Write out each line word for word. Drop pictures.

Collected data entries:

● ● ● ●

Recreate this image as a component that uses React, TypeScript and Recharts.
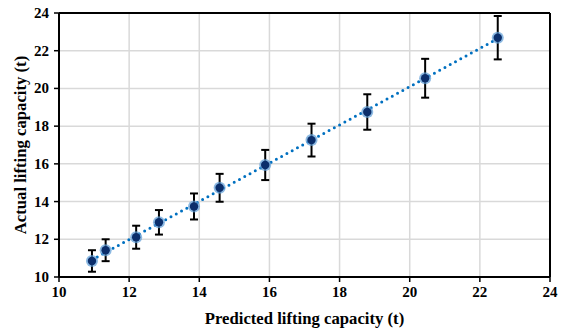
import React from "react";
import {
  ScatterChart,
  Scatter,
  XAxis,
  YAxis,
  CartesianGrid,
  ErrorBar,
  ReferenceLine,
} from "recharts";

const predicted = [10.94, 11.33, 12.2, 12.85, 13.85, 14.58, 15.88, 17.2, 18.79, 20.44, 22.51];
const actual = [10.85, 11.42, 12.11, 12.9, 13.74, 14.73, 15.94, 17.26, 18.75, 20.54, 22.69];
const errors = [0.57, 0.58, 0.61, 0.65, 0.69, 0.74, 0.8, 0.87, 0.94, 1.03, 1.15];
const ticks = [10, 12, 14, 16, 18, 20, 22, 24];

const data = predicted.map((x, i) => ({ x, y: actual[i], err: errors[i] }));

// linear trendline through the points (least squares)
const n = predicted.length;
const mx = predicted.reduce((a, b) => a + b, 0) / n;
const my = actual.reduce((a, b) => a + b, 0) / n;
let sxy = 0;
let sxx = 0;
predicted.forEach((x, i) => {
  sxy += (x - mx) * (actual[i] - my);
  sxx += (x - mx) * (x - mx);
});
const slope = sxy / sxx;
const intercept = my - slope * mx;
const x0 = Math.min(...predicted);
const x1 = Math.max(...predicted);

const font = "'Liberation Serif', 'Times New Roman', serif";
const tickText = { fontFamily: font, fontSize: 15, fontWeight: 700, fill: "#000" };

const XTick = (props: any) => {
  const { x, y, payload } = props;
  return (
    <text x={x} y={y + 13} textAnchor="middle" style={tickText}>
      {payload.value}
    </text>
  );
};

const YTick = (props: any) => {
  const { x, y, payload } = props;
  return (
    <text x={x - 3} y={y + 5} textAnchor="end" style={tickText}>
      {payload.value}
    </text>
  );
};

const Dot = (props: any) => {
  const { cx, cy } = props;
  if (cx == null || cy == null) return null;
  return (
    <g>
      <circle cx={cx} cy={cy} r={6} fill="#5B9BD5" opacity={0.7} />
      <circle cx={cx} cy={cy} r={4.2} fill="#0B2E6B" />
    </g>
  );
};

export default function App() {
  return (
    <div style={{ position: "absolute", left: 0, top: 0, width: 561, height: 328, background: "#fff" }}>
      <ScatterChart width={561} height={328} margin={{ top: 13, right: 11, bottom: 0, left: 0 }}>
        <CartesianGrid stroke="#d9d9d9" strokeWidth={1.5} />
        <XAxis
          type="number"
          dataKey="x"
          domain={[10, 24]}
          ticks={ticks}
          interval={0}
          height={51}
          tick={<XTick />}
          tickSize={5}
          axisLine={{ stroke: "#000", strokeWidth: 2 }}
          tickLine={{ stroke: "#000", strokeWidth: 1.5 }}
          label={{
            value: "Predicted lifting capacity (t)",
            position: "insideBottom",
            offset: 4,
            style: { fontFamily: font, fontSize: 16.7, fontWeight: "bold", fill: "#000" },
          }}
        />
        <YAxis
          type="number"
          dataKey="y"
          domain={[10, 24]}
          ticks={ticks}
          interval={0}
          width={59}
          tick={<YTick />}
          tickSize={5}
          axisLine={{ stroke: "#000", strokeWidth: 2 }}
          tickLine={{ stroke: "#000", strokeWidth: 1.5 }}
          label={{
            value: "Actual lifting capacity (t)",
            angle: -90,
            position: "insideLeft",
            offset: 20,
            style: { fontFamily: font, fontSize: 16.7, fontWeight: "bold", fill: "#000", textAnchor: "middle" },
          }}
        />
        <ReferenceLine y={24} stroke="#000" strokeWidth={2} />
        <ReferenceLine x={24} stroke="#000" strokeWidth={2} />
        <ReferenceLine
          segment={[
            { x: x0, y: slope * x0 + intercept },
            { x: x1, y: slope * x1 + intercept },
          ]}
          stroke="#0070C0"
          strokeWidth={3}
          strokeDasharray="0 6"
          strokeLinecap="round"
        />
        <Scatter data={data} shape={Dot} isAnimationActive={false}>
          <ErrorBar dataKey="err" direction="y" width={4} stroke="#000" strokeWidth={2} />
        </Scatter>
      </ScatterChart>
    </div>
  );
}
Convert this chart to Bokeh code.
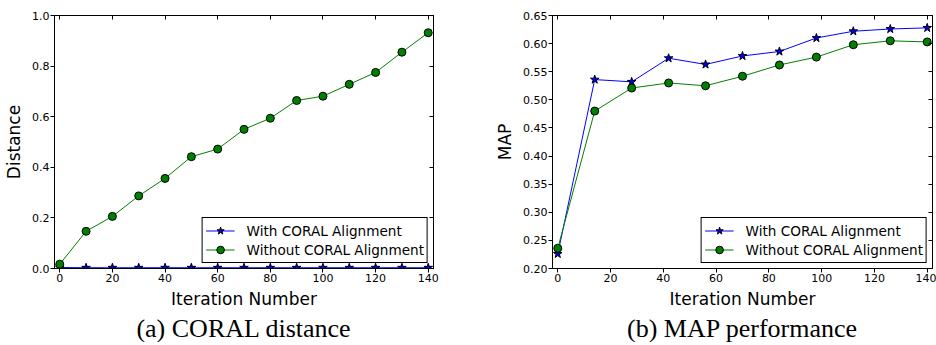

● ● ● ●

**REPLY TO THE EXERCISE:**
Recreate this image as a component that uses React, TypeScript and Recharts.
import React from "react";
import {
  ScatterChart,
  Scatter,
  XAxis,
  YAxis,
  CartesianGrid,
  ErrorBar,
  ReferenceLine,
} from "recharts";

const predicted = [10.94, 11.33, 12.2, 12.85, 13.85, 14.58, 15.88, 17.2, 18.79, 20.44, 22.51];
const actual = [10.85, 11.42, 12.11, 12.9, 13.74, 14.73, 15.94, 17.26, 18.75, 20.54, 22.69];
const errors = [0.57, 0.58, 0.61, 0.65, 0.69, 0.74, 0.8, 0.87, 0.94, 1.03, 1.15];
const ticks = [10, 12, 14, 16, 18, 20, 22, 24];

const data = predicted.map((x, i) => ({ x, y: actual[i], err: errors[i] }));

// linear trendline through the points (least squares)
const n = predicted.length;
const mx = predicted.reduce((a, b) => a + b, 0) / n;
const my = actual.reduce((a, b) => a + b, 0) / n;
let sxy = 0;
let sxx = 0;
predicted.forEach((x, i) => {
  sxy += (x - mx) * (actual[i] - my);
  sxx += (x - mx) * (x - mx);
});
const slope = sxy / sxx;
const intercept = my - slope * mx;
const x0 = Math.min(...predicted);
const x1 = Math.max(...predicted);

const font = "'Liberation Serif', 'Times New Roman', serif";
const tickText = { fontFamily: font, fontSize: 15, fontWeight: 700, fill: "#000" };

const XTick = (props: any) => {
  const { x, y, payload } = props;
  return (
    <text x={x} y={y + 13} textAnchor="middle" style={tickText}>
      {payload.value}
    </text>
  );
};

const YTick = (props: any) => {
  const { x, y, payload } = props;
  return (
    <text x={x - 3} y={y + 5} textAnchor="end" style={tickText}>
      {payload.value}
    </text>
  );
};

const Dot = (props: any) => {
  const { cx, cy } = props;
  if (cx == null || cy == null) return null;
  return (
    <g>
      <circle cx={cx} cy={cy} r={6} fill="#5B9BD5" opacity={0.7} />
      <circle cx={cx} cy={cy} r={4.2} fill="#0B2E6B" />
    </g>
  );
};

export default function App() {
  return (
    <div style={{ position: "absolute", left: 0, top: 0, width: 561, height: 328, background: "#fff" }}>
      <ScatterChart width={561} height={328} margin={{ top: 13, right: 11, bottom: 0, left: 0 }}>
        <CartesianGrid stroke="#d9d9d9" strokeWidth={1.5} />
        <XAxis
          type="number"
          dataKey="x"
          domain={[10, 24]}
          ticks={ticks}
          interval={0}
          height={51}
          tick={<XTick />}
          tickSize={5}
          axisLine={{ stroke: "#000", strokeWidth: 2 }}
          tickLine={{ stroke: "#000", strokeWidth: 1.5 }}
          label={{
            value: "Predicted lifting capacity (t)",
            position: "insideBottom",
            offset: 4,
            style: { fontFamily: font, fontSize: 16.7, fontWeight: "bold", fill: "#000" },
          }}
        />
        <YAxis
          type="number"
          dataKey="y"
          domain={[10, 24]}
          ticks={ticks}
          interval={0}
          width={59}
          tick={<YTick />}
          tickSize={5}
          axisLine={{ stroke: "#000", strokeWidth: 2 }}
          tickLine={{ stroke: "#000", strokeWidth: 1.5 }}
          label={{
            value: "Actual lifting capacity (t)",
            angle: -90,
            position: "insideLeft",
            offset: 20,
            style: { fontFamily: font, fontSize: 16.7, fontWeight: "bold", fill: "#000", textAnchor: "middle" },
          }}
        />
        <ReferenceLine y={24} stroke="#000" strokeWidth={2} />
        <ReferenceLine x={24} stroke="#000" strokeWidth={2} />
        <ReferenceLine
          segment={[
            { x: x0, y: slope * x0 + intercept },
            { x: x1, y: slope * x1 + intercept },
          ]}
          stroke="#0070C0"
          strokeWidth={3}
          strokeDasharray="0 6"
          strokeLinecap="round"
        />
        <Scatter data={data} shape={Dot} isAnimationActive={false}>
          <ErrorBar dataKey="err" direction="y" width={4} stroke="#000" strokeWidth={2} />
        </Scatter>
      </ScatterChart>
    </div>
  );
}
Convert this chart to Bokeh code.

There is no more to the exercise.